Suzy Khimm reports that the Senate confirmed a district judge today, over the objections of six diehard Republicans, led by Mike Lee of Utah, who had threatened to block every nomination to retaliate for Barack Obama's recess appointments. That sort of retaliation, apparently, is not going to happen.
To which I'll say: called it!
OK, it's not my style to pat myself on the back too often, but it's worth doing here because if I could see it, then Obama's Congressional liaison people should be been able to see it. And that means they should have had him threatening to use and then using the recess appointment power right from the beginning. He should have made it clear that he considered the 60 vote Senate on executive branch nominations absolutely unacceptable, and I suspect he could have made it stick.

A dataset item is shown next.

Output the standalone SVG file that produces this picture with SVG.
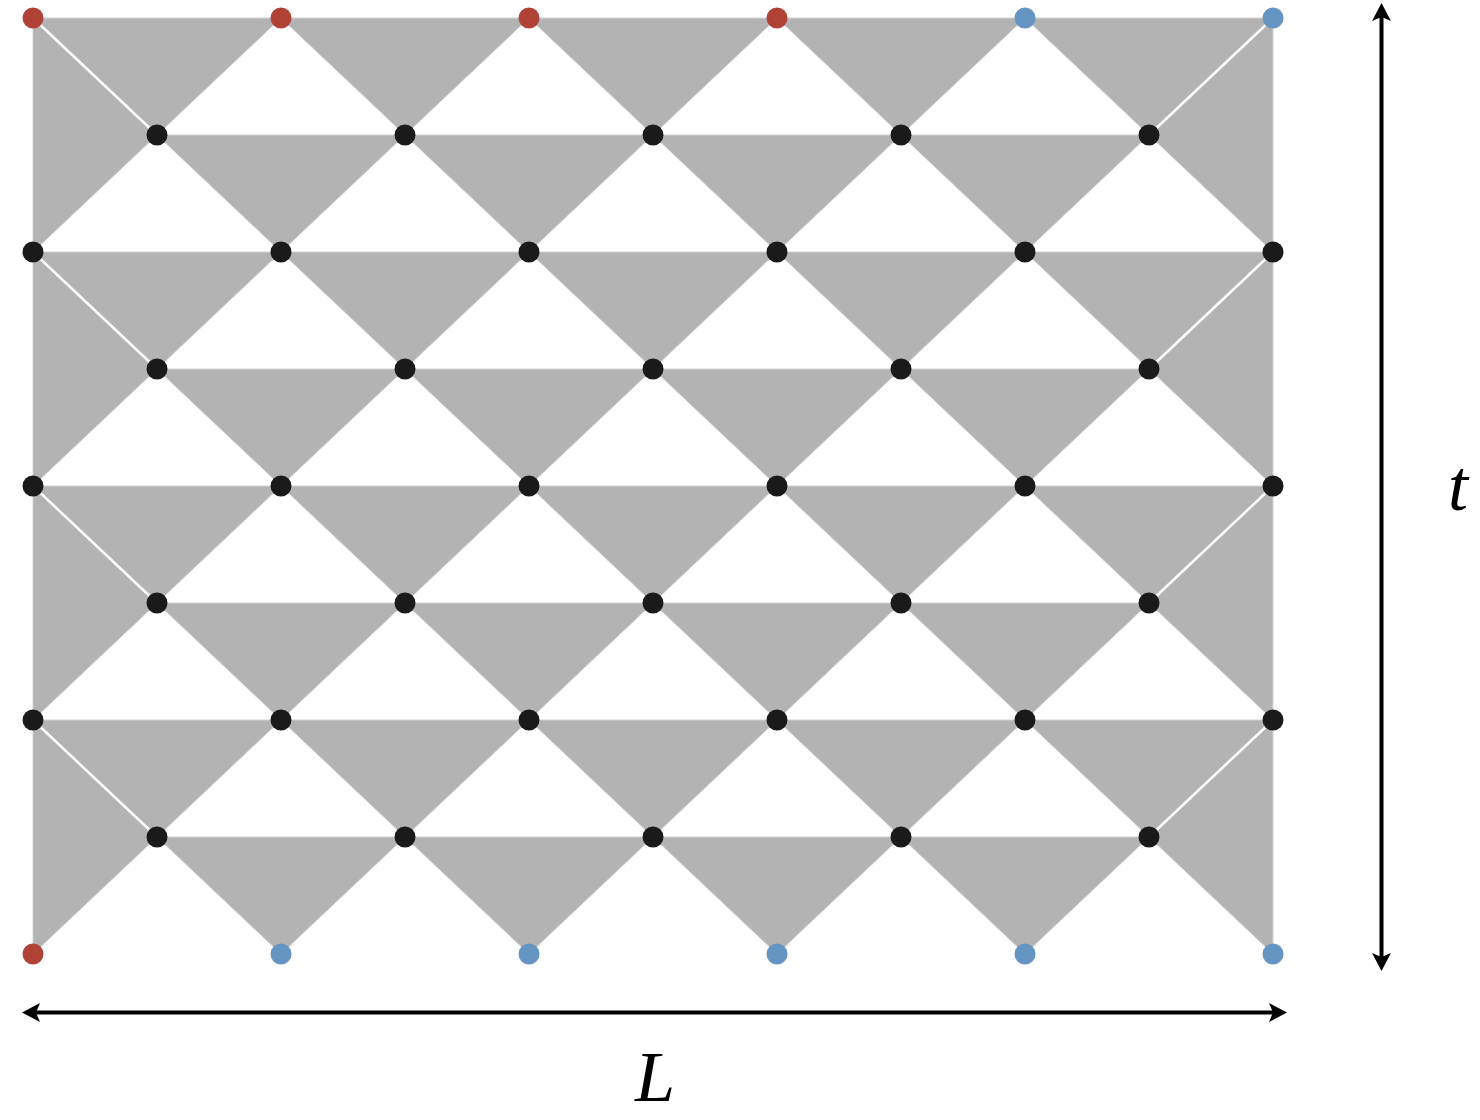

Not on bills, and not on judicial nominations (where recess appointments are not very valuable compared to the lifetime tenure for regular confirmations), but certainly on exec branch appointments.
There are limits to how often Obama or any president would want to use recess appointments, even in the executive branch. And, to tell the truth, a president who tried to bypass a reasonable Senate would correctly be taken to task by virtually everyone in Washington (at which point the Senate would probably retaliate by really staying in session). But other than that kind of abuse, regular and aggressive use of that Constitutional power increases, not decreases, a president's leverage in the Senate. Obama has been wrong on this one from 2009 on, and if he does win a second term it's one area where dramatic improvement is possible.